Ignoring performance for but a moment, I'm not sure your initial observation is so. There is no reason to think that a processor could not maintain a register-private key used for decryption. If we used crypto techniques how does this change your rationale? I'm not suggesting this is the way to go, just possible within the design space.
The presence or absence of decryption does not impact the issue of atomicity. The second processor can still observe that the bytes are being transferred.
I think perhaps you took this as a security issue rather than a semantics issue. It is not. When running in the kernel the second processor can do anything the kernel lets it (obviously). When running in user land the second processor can still only observe what its capabilities authorize it to see.

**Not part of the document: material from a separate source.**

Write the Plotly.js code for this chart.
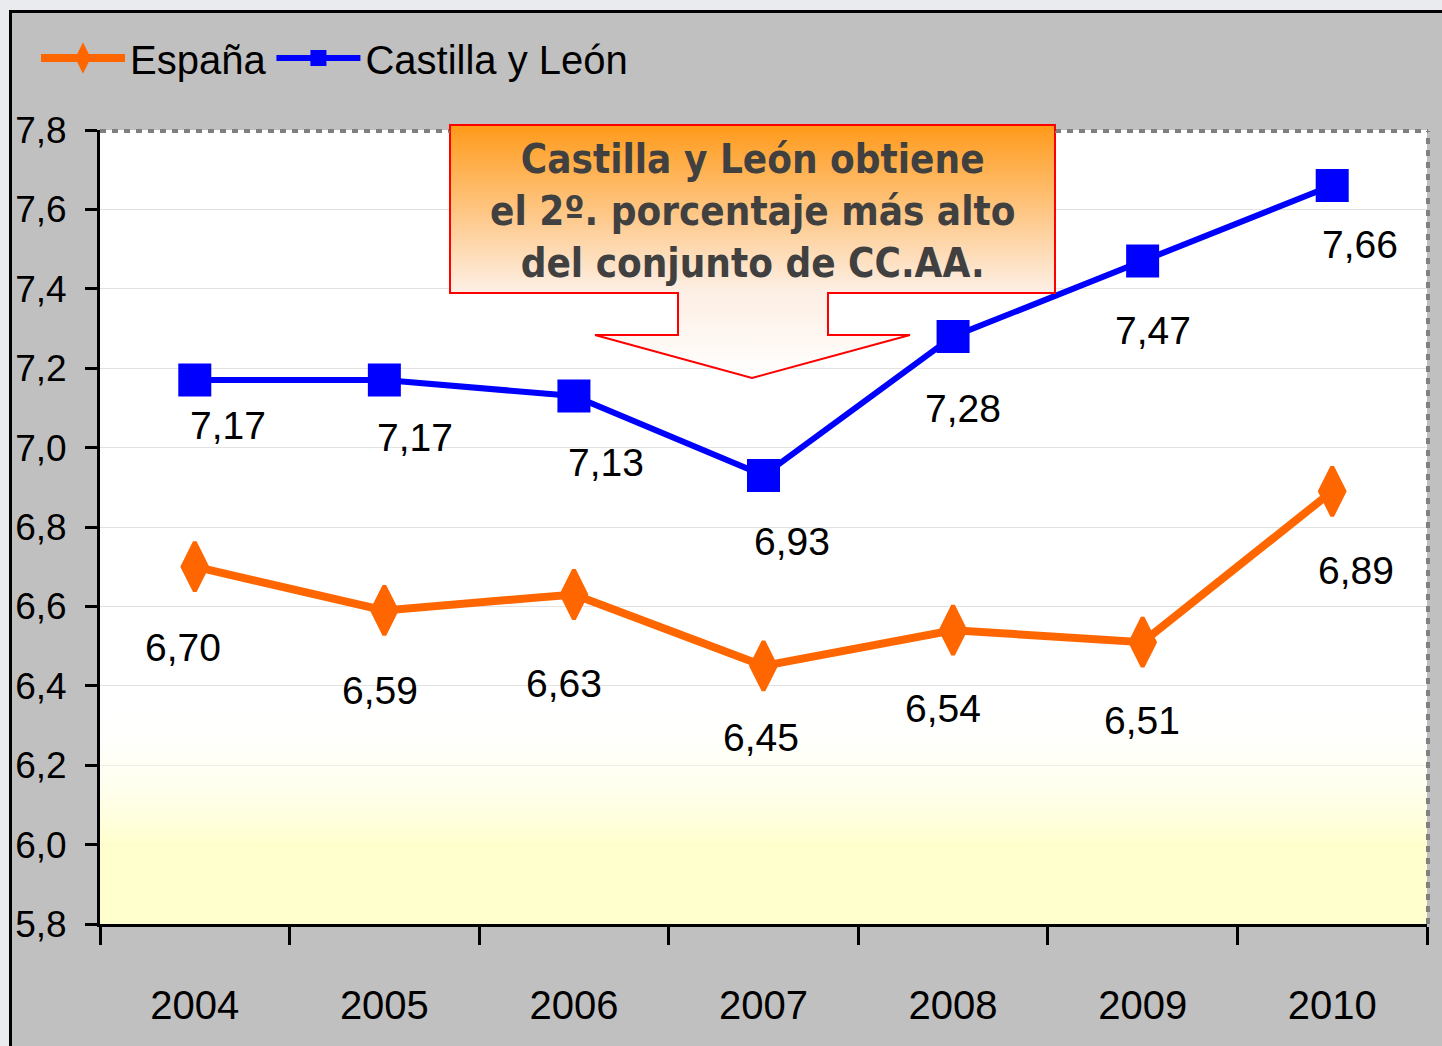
<!DOCTYPE html>
<html>
<head>
<meta charset="utf-8">
<script src="https://cdn.plot.ly/plotly-3.0.1.min.js"></script>
<style>
  html, body { margin: 0; padding: 0; background: #e9ebee; }
  #chart { width: 1442px; height: 1046px; }
</style>
</head>
<body>
<div id="chart"></div>
<script>
// ---- data ----
const years = [2004, 2005, 2006, 2007, 2008, 2009, 2010];
const espana = [6.70, 6.59, 6.63, 6.45, 6.54, 6.51, 6.89];
const castillaLeon = [7.17, 7.17, 7.13, 6.93, 7.28, 7.47, 7.66];
const seriesNames = ['España', 'Castilla y León'];
const yTicks = [5.8, 6.0, 6.2, 6.4, 6.6, 6.8, 7.0, 7.2, 7.4, 7.6, 7.8];
const calloutLines = ['Castilla y León obtiene', 'el 2º. porcentaje más alto', 'del conjunto de CC.AA.'];

// ---- style / layout helpers ----
const NUMFONT = '"Liberation Sans", Arial, sans-serif';
const BOXFONT = '"DejaVu Sans Condensed", "DejaVu Sans", sans-serif';
const W = 1442, H = 1046;
const M = {l: 100, r: 15, t: 130, b: 122};
const plotW = W - M.l - M.r, plotH = H - M.t - M.b;
const xMin = 2003.5, xMax = 2010.5, yMin = 5.8, yMax = 7.8;
const xp = px => (px - M.l) / plotW;           // pixel -> paper x
const yp = py => (H - M.b - py) / plotH;        // pixel -> paper y
const dx = px => xMin + (px - M.l) / plotW * (xMax - xMin); // pixel -> data x
const dy = py => yMax - (py - M.t) / plotH * (yMax - yMin);  // pixel -> data y

// label offsets (px) as placed in the original chart
const cylShift = [[33,-45],[31,-57],[32,-67],[28,-66],[10,-72],[10,-69],[28,-59]];
const espShift = [[-12,-81],[-4,-80],[-10,-89],[-3,-72],[-10,-78],[-1,-78],[24,-79]];
const fmt = v => v.toFixed(2).replace('.', ',');

const boundaries = [];
for (let i = 0; i <= years.length; i++) boundaries.push(years[0] - 0.5 + i);

// ---- traces ----
const bgTrace = {
  x: [xMin, xMax, xMax, xMin, xMin], y: [yMin, yMin, yMax, yMax, yMin],
  mode: 'lines', line: {width: 0}, fill: 'toself', showlegend: false, hoverinfo: 'skip',
  fillgradient: {type: 'vertical', start: yMin, stop: yMax,
    colorscale: [[0, 'rgba(255,255,200,0.9)'], [0.1, 'rgba(255,255,200,0.9)'], [0.28, 'rgba(255,255,255,0)'], [1, 'rgba(255,255,255,0)']]}
};

const espTrace = {
  x: years, y: espana, name: seriesNames[0], mode: 'lines+markers',
  line: {color: '#ff6600', width: 8},
  marker: {symbol: 'diamond-tall', size: 35, color: '#ff6600', line: {color: '#ff6600', width: 4}},
  hoverinfo: 'skip'
};
const cylTrace = {
  x: years, y: castillaLeon, name: seriesNames[1], mode: 'lines+markers',
  line: {color: '#0000ff', width: 6},
  marker: {symbol: 'square', size: 33, color: '#0000ff'},
  hoverinfo: 'skip'
};

const calloutPx = [[450,125],[1055,125],[1055,293],[828,293],[828,335],[910,335],[752,378],[595,335],[678,335],[678,293],[450,293],[450,125]];
const calloutTrace = {
  x: calloutPx.map(p => dx(p[0])), y: calloutPx.map(p => dy(p[1])),
  mode: 'lines', line: {color: '#ff0000', width: 2}, fill: 'toself', showlegend: false, hoverinfo: 'skip',
  fillgradient: {type: 'vertical', start: dy(378), stop: dy(125),
    colorscale: [[0, '#ffffff'], [0.35, '#fdeee3'], [1, '#ff9a1a']]}
};

// ---- annotations ----
const annotations = [];
years.forEach((yr, i) => {
  annotations.push({x: yr, y: castillaLeon[i], xref: 'x', yref: 'y', text: fmt(castillaLeon[i]), showarrow: false,
    xanchor: 'center', yanchor: 'middle', xshift: cylShift[i][0], yshift: cylShift[i][1],
    font: {family: NUMFONT, size: 39, color: '#000000'}});
  annotations.push({x: yr, y: espana[i], xref: 'x', yref: 'y', text: fmt(espana[i]), showarrow: false,
    xanchor: 'center', yanchor: 'middle', xshift: espShift[i][0], yshift: espShift[i][1],
    font: {family: NUMFONT, size: 39, color: '#000000'}});
});
annotations.push({x: xp(752), y: yp(211), xref: 'paper', yref: 'paper', showarrow: false,
  text: calloutLines.join('<br>'), xanchor: 'center', yanchor: 'middle',
  font: {family: BOXFONT, size: 40, color: '#404040', weight: 'bold'}});

// ---- shapes (frame & decorations) ----
const dashLine = {color: '#808080', width: 4, dash: '6px,6px'};
const shapes = [
  {type: 'rect', xref: 'paper', yref: 'paper', x0: xp(0), x1: xp(9), y0: yp(H), y1: yp(0), fillcolor: '#e9ebee', line: {width: 0}, layer: 'above'},
  {type: 'rect', xref: 'paper', yref: 'paper', x0: xp(0), x1: xp(W), y0: yp(10), y1: yp(0), fillcolor: '#e9ebee', line: {width: 0}, layer: 'above'},
  {type: 'line', xref: 'paper', yref: 'paper', x0: xp(10.5), x1: xp(10.5), y0: yp(H), y1: yp(10), line: {color: '#000', width: 3}, layer: 'above'},
  {type: 'line', xref: 'paper', yref: 'paper', x0: xp(9), x1: xp(W), y0: yp(11.5), y1: yp(11.5), line: {color: '#000', width: 3}, layer: 'above'},
  {type: 'line', xref: 'paper', yref: 'paper', x0: xp(100), x1: xp(450), y0: yp(131), y1: yp(131), line: dashLine, layer: 'above'},
  {type: 'line', xref: 'paper', yref: 'paper', x0: xp(1055), x1: xp(1428), y0: yp(131), y1: yp(131), line: dashLine, layer: 'above'},
  {type: 'line', xref: 'paper', yref: 'paper', x0: xp(1428), x1: xp(1428), y0: yp(924), y1: yp(131), line: dashLine, layer: 'above'},
  {type: 'path', xref: 'paper', yref: 'paper', layer: 'above',
   path: 'M' + xp(450) + ',' + yp(131) + ' L' + xp(450) + ',' + yp(125) + ' L' + xp(1055) + ',' + yp(125) + ' L' + xp(1055) + ',' + yp(131),
   fillcolor: '#ff9a1a', line: {color: '#ff0000', width: 2}}
];

const layout = {
  width: W, height: H,
  margin: M,
  paper_bgcolor: '#c0c0c0',
  plot_bgcolor: '#ffffff',
  separators: ',.',
  showlegend: true,
  legend: {orientation: 'h', x: xp(36), y: yp(58), xanchor: 'left', yanchor: 'middle',
    font: {family: NUMFONT, size: 40, color: '#000'}, bgcolor: 'rgba(0,0,0,0)',
    itemwidth: 84, itemsizing: 'trace'},
  xaxis: {
    type: 'linear', range: [xMin, xMax], showgrid: false, zeroline: false,
    tickmode: 'array', tickvals: years, ticktext: years.map(String), ticks: '',
    tickfont: {family: NUMFONT, size: 40, color: '#000'}, ticklabelstandoff: 44,
    showline: true, linecolor: '#000', linewidth: 3,
    minor: {tickmode: 'array', tickvals: boundaries, ticks: 'outside', ticklen: 18, tickwidth: 3, tickcolor: '#000', showgrid: false}
  },
  yaxis: {
    range: [yMin, yMax], tickmode: 'array', tickvals: yTicks, tickformat: '.1f',
    ticks: 'outside', ticklen: 12, tickwidth: 3, tickcolor: '#000',
    tickfont: {family: NUMFONT, size: 37, color: '#000'}, ticklabelstandoff: 11,
    showgrid: true, gridcolor: '#e2e2e2', gridwidth: 1, zeroline: false,
    showline: true, linecolor: '#000', linewidth: 3
  },
  annotations: annotations,
  shapes: shapes
};

Plotly.newPlot('chart', [bgTrace, espTrace, cylTrace, calloutTrace], layout, {displayModeBar: false, staticPlot: true});
</script>
</body>
</html>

The semantic question is as follows:
If I hold the authority to read your address space by prior grant, and we run on a uniprocessor, the current design will not permit me to observe an IPC to your address space while it is in progress, because the IPC copy is non-preemptable and non-interruptable.
If I am on another processor, however, I *can* observe the copy.
Once we accept that in some implementations the copy is observable, it is worth asking whether we really need the IPC to be non-preemptable. The point of my note is that the answer is "no." The IPC can be semantically well specified without imposing this requirement. Relaxing the requirement should significantly speed the IPC implementation.
Is that more clear? Did I understand you correctly?